(BBC) – A bronze statue of former US President Theodore Roosevelt is to be removed amid an ongoing backlash against symbols of racial bias and imperialism.
The statue outside the American Museum of Natural History in New York shows Roosevelt on horseback flanked by a Native American man and an African man.
A great-grandson of the president agreed with the removal, saying it did not reflect Roosevelt’s legacy.
But President Donald Trump tweeted: “Ridiculous, don’t do it!”
There has been a heated debate in the United States over the appropriateness of certain statues and commemorations since the death in police custody of African American George Floyd.

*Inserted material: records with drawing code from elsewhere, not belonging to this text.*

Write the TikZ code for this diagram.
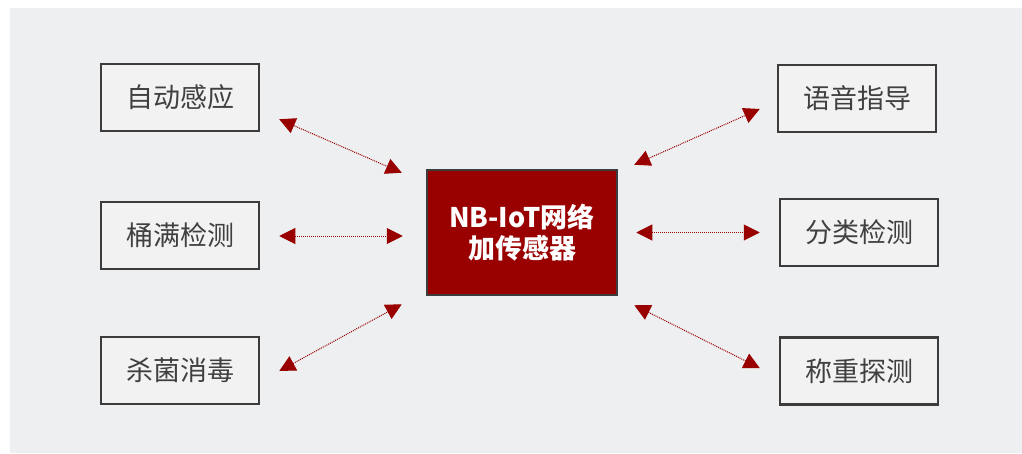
\documentclass[tikz,border=0pt]{standalone}
\usepackage{fontspec}
\setmainfont{Noto Sans CJK SC}
\newfontfamily\cjk{Noto Sans CJK SC}
\usetikzlibrary{arrows.meta}
\definecolor{bggray}{HTML}{EEEFF1}
\definecolor{boxfill}{HTML}{F2F2F2}
\definecolor{boxline}{HTML}{3C3C3C}
\definecolor{darkred}{HTML}{990000}
\definecolor{txtgray}{HTML}{404040}
\tikzset{
  featbox/.style={draw=boxline, line width=2.5pt, fill=boxfill, minimum width=158pt, minimum height=67pt, inner sep=0pt, font=\cjk\fontsize{27}{32}\selectfont, text=txtgray},
  corebox/.style={draw=boxline, line width=2.5pt, fill=darkred, minimum width=190pt, minimum height=125pt, inner sep=0pt, align=center, font=\cjk\bfseries\fontsize{27}{31}\selectfont, text=white},
  link/.style={draw=darkred, line width=1pt, densely dotted, {Triangle[length=16pt,width=16pt]}-{Triangle[length=16pt,width=16pt]}}
}
\begin{document}
\begin{tikzpicture}[x=1pt,y=-1pt]
\fill[white] (0,0) rectangle (1022,453);
\fill[bggray] (10,8) rectangle (1022,453);
\useasboundingbox (0,0) rectangle (1022,453);

\node[corebox] (core) at (522,232.5) {NB-IoT网络\\加传感器};

\node[featbox] (zdgy) at (180,97.5) {自动感应};
\node[featbox] (tmjc) at (180,235.5) {桶满检测};
\node[featbox] (sjxd) at (180,370.5) {杀菌消毒};
\node[featbox] (yyzd) at (857,98.5) {语音指导};
\node[featbox] (fljc) at (859,232.5) {分类检测};
\node[featbox] (czts) at (859,371) {称重探测};

\draw[link] ([shift={(19,-13)}]zdgy.south east) -- ([shift={(-24,4)}]core.north west);
\draw[link] ([shift={(19,0.5)}]tmjc.east) -- ([shift={(-23,3.5)}]core.west);
\draw[link] ([shift={(19,0.5)}]sjxd.east) -- ([shift={(-24,8)}]core.south west);
\draw[link] ([shift={(16,-4)}]core.north east) -- ([shift={(-17,10.5)}]yyzd.west);
\draw[link] ([shift={(18,0)}]core.east) -- ([shift={(-19,0)}]fljc.west);
\draw[link] ([shift={(16,9)}]core.south east) -- ([shift={(-19,-3)}]czts.west);
\end{tikzpicture}
\end{document}
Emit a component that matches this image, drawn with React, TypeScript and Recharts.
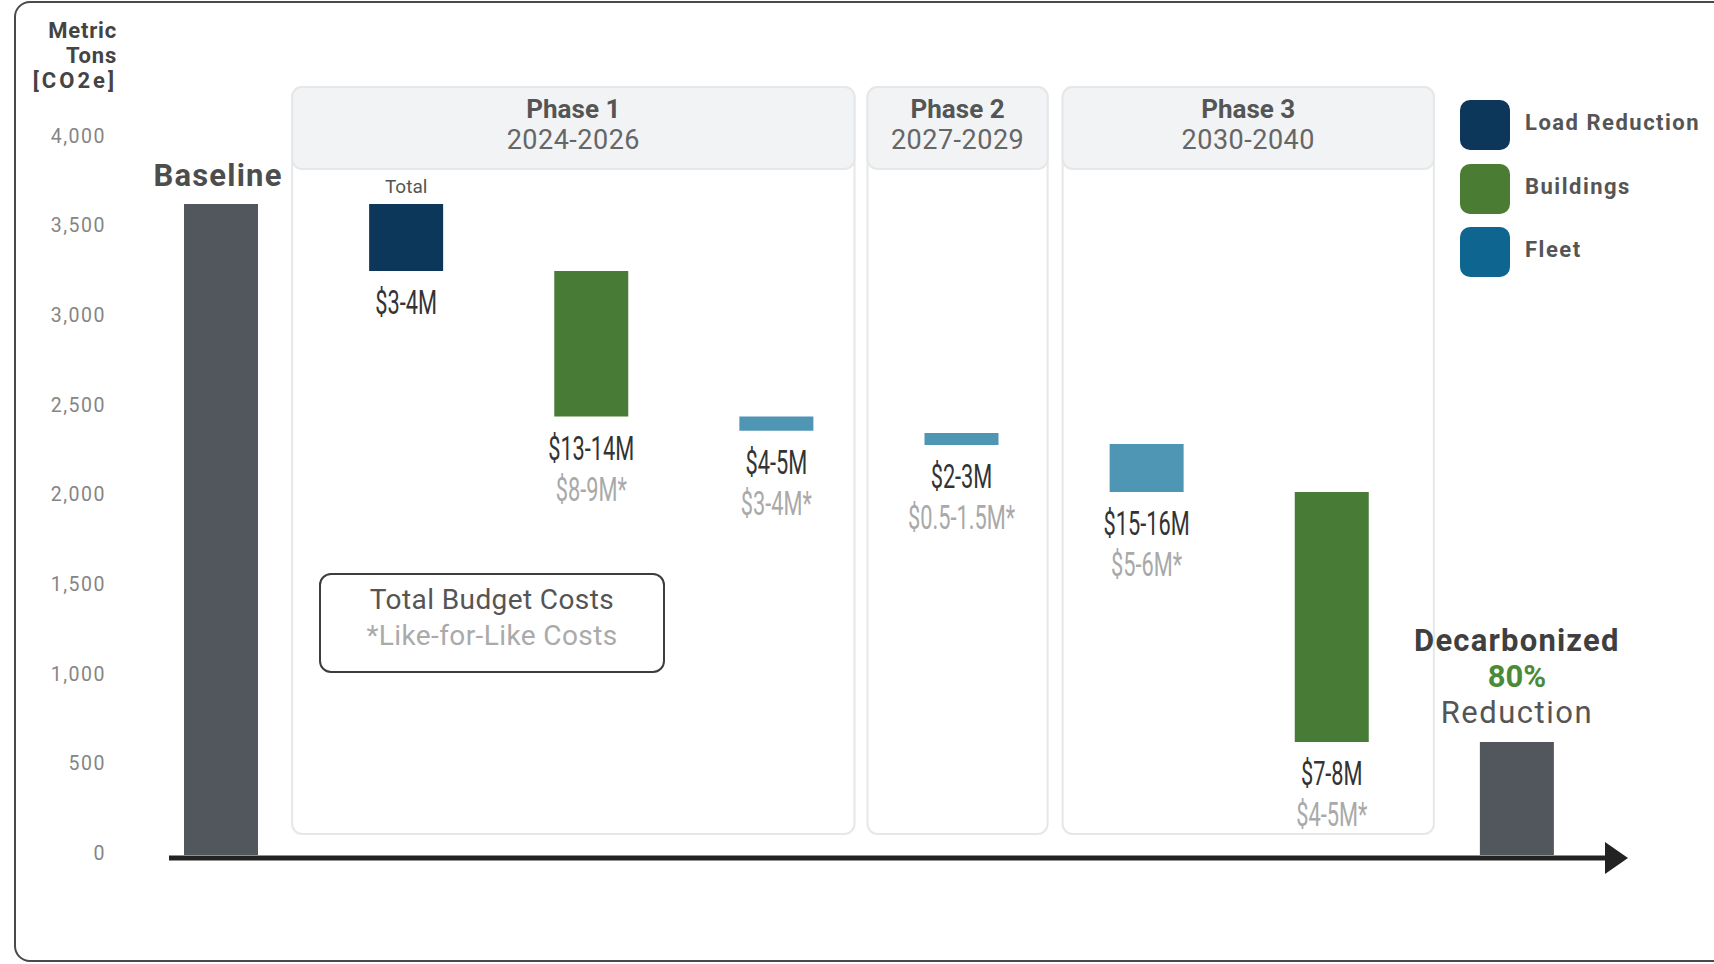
import React from 'react';
import {
  BarChart,
  Bar,
  XAxis,
  YAxis,
  Cell,
  LabelList,
  ReferenceArea,
  ReferenceLine,
} from 'recharts';

// waterfall steps
const steps = [
  'Baseline',
  'P1 Load Reduction',
  'P1 Buildings',
  'P1 Fleet',
  'P2 Fleet',
  'P3 Fleet',
  'P3 Buildings',
  'Decarbonized',
];
const stepKinds = ['total', 'load', 'buildings', 'fleet', 'fleet', 'fleet', 'buildings', 'total'];
const rangeLow = [0, 3257, 2446, 2366, 2287, 2025, 630, 0];
const rangeHigh = [3631, 3631, 3257, 2446, 2354, 2292, 2025, 630];
const totalCosts = ['', '$3-4M', '$13-14M', '$4-5M', '$2-3M', '$15-16M', '$7-8M', ''];
const likeCosts = ['', '', '$8-9M*', '$3-4M*', '$0.5-1.5M*', '$5-6M*', '$4-5M*', ''];
const topNotes = ['Baseline', 'Total', '', '', '', '', '', 'Decarbonized'];
const reductionPct = '80%';
const yTicks = [0, 500, 1000, 1500, 2000, 2500, 3000, 3500, 4000];

const phaseTitles = ['Phase 1', 'Phase 2', 'Phase 3'];
const phaseYears = ['2024-2026', '2027-2029', '2030-2040'];
const phaseFrom = ['P1 Load Reduction', 'P2 Fleet', 'P3 Fleet'];
const phaseTo = ['P1 Fleet', 'P2 Fleet', 'P3 Buildings'];

const legendNames = ['Load Reduction', 'Buildings', 'Fleet'];
const legendColors = ['#0c365a', '#4a7d33', '#0e6690'];

const kindColors: Record<string, string> = {
  total: '#52565d',
  load: '#0c365a',
  buildings: '#477b36',
  fleet: '#4f96b4',
};

// panels in the original are hand placed, not quite on the band edges
const panelNudge = [
  [-21, -14],
  [-1, -6],
  [9, 10],
];

const SANS = 'Roboto, "Noto Sans", sans-serif';

const data = steps.map((id, i) => ({
  id,
  range: [rangeLow[i], rangeHigh[i]],
  kind: stepKinds[i],
}));

// condensed cost text (no condensed face installed, so squeeze horizontally)
function Narrow({ x, y, fill, children }: any) {
  return (
    <text
      transform={`translate(${x} ${y}) scale(0.66 1)`}
      x={0}
      y={0}
      textAnchor="middle"
      dominantBaseline="central"
      fontFamily={SANS}
      fontSize={33}
      fill={fill}
    >
      {children}
    </text>
  );
}

function CostLabel(props: any) {
  const { x, y, width, height, index } = props;
  const top = Math.min(y, y + height);
  const bottom = Math.max(y, y + height);
  const cx = x + width / 2;
  const note = topNotes[index];
  return (
    <g>
      {totalCosts[index] && (
        <Narrow x={cx} y={bottom + 32} fill="#333">
          {totalCosts[index]}
        </Narrow>
      )}
      {likeCosts[index] && (
        <Narrow x={cx} y={bottom + 73} fill="#a9a9a9">
          {likeCosts[index]}
        </Narrow>
      )}
      {note === 'Baseline' && (
        <text x={cx - 3} y={top - 28} textAnchor="middle" dominantBaseline="central"
          fontFamily={SANS} fontWeight={700} fontSize={31} letterSpacing={1.2} fill="#4d4d4d">
          {note}
        </text>
      )}
      {note === 'Total' && (
        <text x={cx} y={top - 17} textAnchor="middle" dominantBaseline="central"
          fontFamily={SANS} fontSize={19} fill="#555">
          {note}
        </text>
      )}
      {note === 'Decarbonized' && (
        <g>
          <text x={cx} y={top - 102} textAnchor="middle" dominantBaseline="central"
            fontFamily={SANS} fontWeight={700} fontSize={31} letterSpacing={1.2} fill="#3f3f3f">
            {note}
          </text>
          <text x={cx} y={top - 66} textAnchor="middle" dominantBaseline="central"
            fontFamily={SANS} fontWeight={700} fontSize={31} fill="#4b8a36">
            {reductionPct}
          </text>
          <text x={cx} y={top - 30} textAnchor="middle" dominantBaseline="central"
            fontFamily={SANS} fontSize={31} letterSpacing={1.5} fill="#555">
            Reduction
          </text>
        </g>
      )}
    </g>
  );
}

function PhasePanel(props: any) {
  const { x, y, width, height, idx } = props;
  const [nl, nr] = panelNudge[idx];
  const left = x + nl;
  const w = width - nl + nr;
  const top = y + 3;
  const h = height - 24;
  return (
    <g>
      <rect x={left} y={top} width={w} height={h} rx={10} fill="#fff" stroke="#e6e7e8" strokeWidth={2} />
      <rect x={left} y={top} width={w} height={82} rx={10} fill="#f1f3f4" stroke="#e6e7e8" strokeWidth={2} />
      <text x={left + w / 2} y={top + 22} textAnchor="middle" dominantBaseline="central"
        fontFamily={SANS} fontWeight={700} fontSize={26} fill="#555">
        {phaseTitles[idx]}
      </text>
      <text x={left + w / 2} y={top + 53} textAnchor="middle" dominantBaseline="central"
        fontFamily={SANS} fontSize={27} letterSpacing={0.5} fill="#666">
        {phaseYears[idx]}
      </text>
    </g>
  );
}

function AxisArrow(props: any) {
  const { x1, x2, y1 } = props;
  const y = y1 + 3;
  const start = x1 + 41;
  const end = x2 - 2;
  return (
    <g>
      <line x1={start} y1={y} x2={end} y2={y} stroke="#222" strokeWidth={5} />
      <polygon points={`${end - 2},${y - 16} ${end + 21},${y} ${end - 2},${y + 16}`} fill="#222" />
    </g>
  );
}

export default function App() {
  return (
    <div style={{ position: 'relative', width: 1714, height: 964, overflow: 'hidden', background: '#fff' }}>
      <style>{'body{margin:0}'}</style>
      <div
        style={{
          position: 'absolute',
          left: 14,
          top: 1,
          width: 1800,
          height: 957,
          border: '2px solid #4a4a4a',
          borderRadius: 16,
        }}
      />
      <div style={{ position: 'absolute', left: 0, top: 0 }}>
        <BarChart width={1714} height={964} data={data} margin={{ top: 84, right: 105, bottom: 109, left: 28 }}>
          <XAxis dataKey="id" hide />
          <YAxis
            type="number"
            domain={[0, 4300]}
            ticks={yTicks}
            width={100}
            axisLine={false}
            tickLine={false}
            tickSize={0}
            tickMargin={22}
            tickFormatter={(v: number) => v.toLocaleString('en-US')}
            tick={{ fill: '#858585', fontSize: 19.5, fontFamily: SANS, letterSpacing: 1.5, dy: -2 }}
          />
          {phaseTitles.map((t, i) => (
            <ReferenceArea
              key={t}
              x1={phaseFrom[i]}
              x2={phaseTo[i]}
              ifOverflow="visible"
              shape={(p: any) => <PhasePanel {...p} idx={i} />}
            />
          ))}
          <ReferenceLine y={0} ifOverflow="visible" shape={(p: any) => <AxisArrow {...p} />} />
          <Bar dataKey="range" barSize={74} isAnimationActive={false}>
            {data.map((d) => (
              <Cell key={d.id} fill={kindColors[d.kind]} />
            ))}
            <LabelList dataKey="id" content={(p: any) => <CostLabel {...p} />} />
          </Bar>
        </BarChart>
      </div>

      {/* y axis title */}
      <div
        style={{
          position: 'absolute',
          right: 1714 - 117,
          top: 18,
          textAlign: 'right',
          fontFamily: SANS,
          fontWeight: 700,
          fontSize: 22,
          lineHeight: '25px',
          color: '#444',
          letterSpacing: 0.8,
        }}
      >
        <div>Metric</div>
        <div>Tons</div>
        <div style={{ letterSpacing: 3 }}>[CO2e]</div>
      </div>

      {/* legend */}
      <div style={{ position: 'absolute', left: 1460, top: 100 }}>
        {legendNames.map((name, i) => (
          <div key={name} style={{ display: 'flex', alignItems: 'center', height: 50, marginBottom: 13.5 }}>
            <div style={{ width: 50, height: 50, borderRadius: 10, background: legendColors[i] }} />
            <div
              style={{
                marginLeft: 15,
                marginTop: -5,
                fontFamily: SANS,
                fontWeight: 700,
                fontSize: 22,
                letterSpacing: 1.5,
                color: '#555',
              }}
            >
              {name}
            </div>
          </div>
        ))}
      </div>

      {/* budget key box */}
      <div
        style={{
          position: 'absolute',
          left: 319,
          top: 573,
          width: 342,
          height: 96,
          border: '2.5px solid #3d3d3d',
          borderRadius: 12,
          textAlign: 'center',
          fontFamily: SANS,
          fontSize: 28,
          lineHeight: '36px',
          letterSpacing: 0.4,
        }}
      >
        <div style={{ color: '#555', marginTop: 7 }}>Total Budget Costs</div>
        <div style={{ color: '#aaa' }}>*Like-for-Like Costs</div>
      </div>
    </div>
  );
}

Symbols linked to the US Confederacy, which supported slavery, and imperial acquisition, such as Christopher Columbus, have been particularly targeted in the US.
But the anti-statue campaign, arising from the Black Lives Matter movement, has spread globally, with monuments targeted in a number of countries.
What’s behind the museum’s decision?
The statue has stood outside the museum’s Central Park West entrance since 1940.
Mayor Bill de Blasio said on Sunday: “The museum has asked to remove the Theodore Roosevelt statue because it explicitly depicts black and indigenous people as subjugated and racially inferior.”
He said he backed the decision, adding it was “the right time to remove this problematic statue”.